Adam Borowski <kilob...@angband.pl> writes:

> Like:
> xfce4-power-manager -> upower -> libimobiledevice4 -> usbmuxd

> Is the recommendation from libimobiledevice4 to usbmuxd valid?  Sure it is
> -- the library is useless without the daemon.

> Is the dependency from upower to libimobiledevice4 valid?  It is -- using
> dlopen for every optional feature would require massive amounts of work.

> Is the dependency from xfce4-power-manager to upower valid?  Certainly --
> x-p-m is merely a GUI that needs upower for everything.

> But, wanting to suspend my computer doesn't mean I own an iPod or want a
> daemon that's useless for non-iPod-users!

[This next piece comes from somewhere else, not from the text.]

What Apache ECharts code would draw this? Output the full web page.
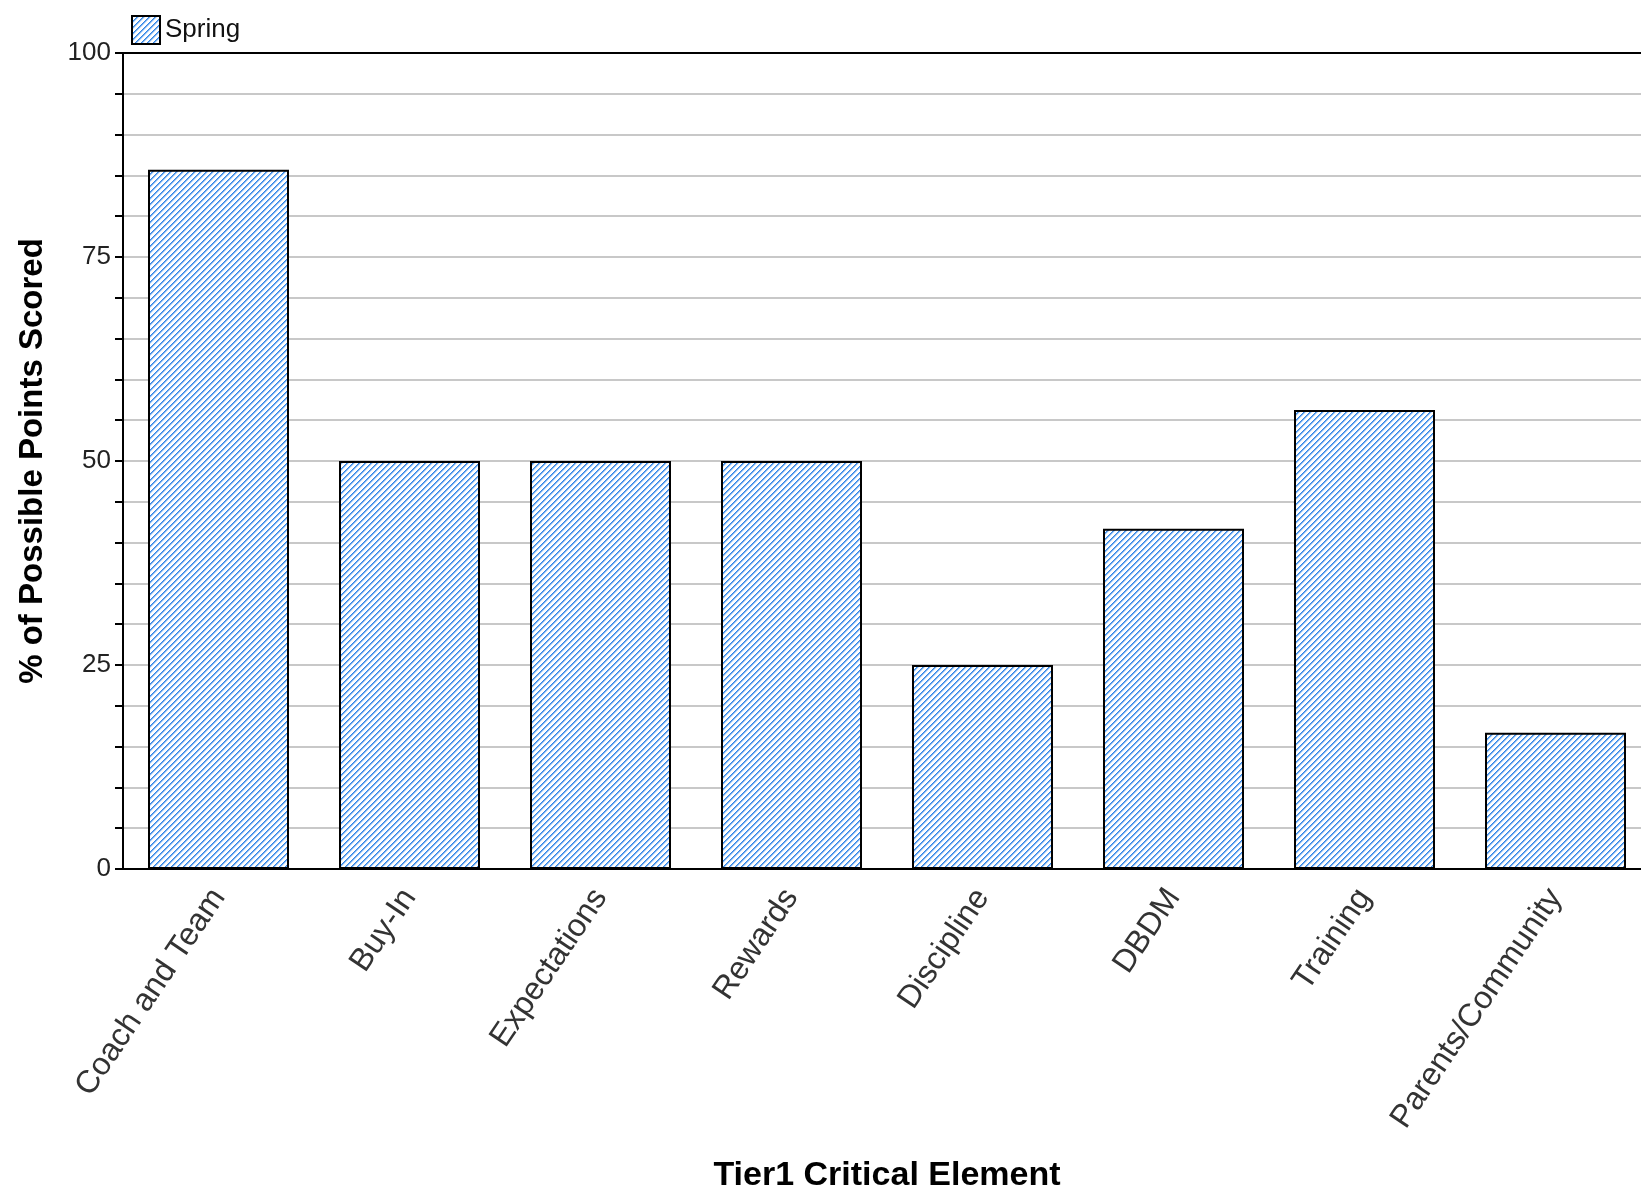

So, where this goes wrong is the upower -> libimobiledevice4 dependency.
As you say, the dependency is correct (or at least correct-ish): we don't
want to dlopen everything and try to push all those patches upstream.  But
this is the weakest link of this whole chain, yet has the strongest
dependency.

I think a more correct fix would (unfortunately) involve a new binary
package field that we don't currently have: Depends-Shallow (for lack of a
better term) that acts like Depends *except* disables Recommends
processing for anything below the shallow dependencies in the tree.  So if
everything you're installing only Depends-Shallow on libimobiledevice4,
you don't get the recommendation; if anything straight depends on it, you
do.

> And, many maintainers could take this as an attack: "what, my package is
> useless?!?".  Like, openssh-server -> libwrap0 -> tcpd.  I'd say pretty
> much anyone today uses other means for limiting access to ssh; tcpd does
> have near-universal popcon (95.79%!) but protocols listed in its
> description (telnet ftp rsh rlogin finger) and complete dearth of new
> bug reports (it received tons in the past) make me think it's not
> actually used anymore.

I still use tcpd for openssh-server.  (This is not an argument for keeping
the chain, just a data point.)  tcpd, unlike iptables, can whitelist
domains.  It's weak security, but it's good for defense in depth and
making the constant brute force attacks die down a bit.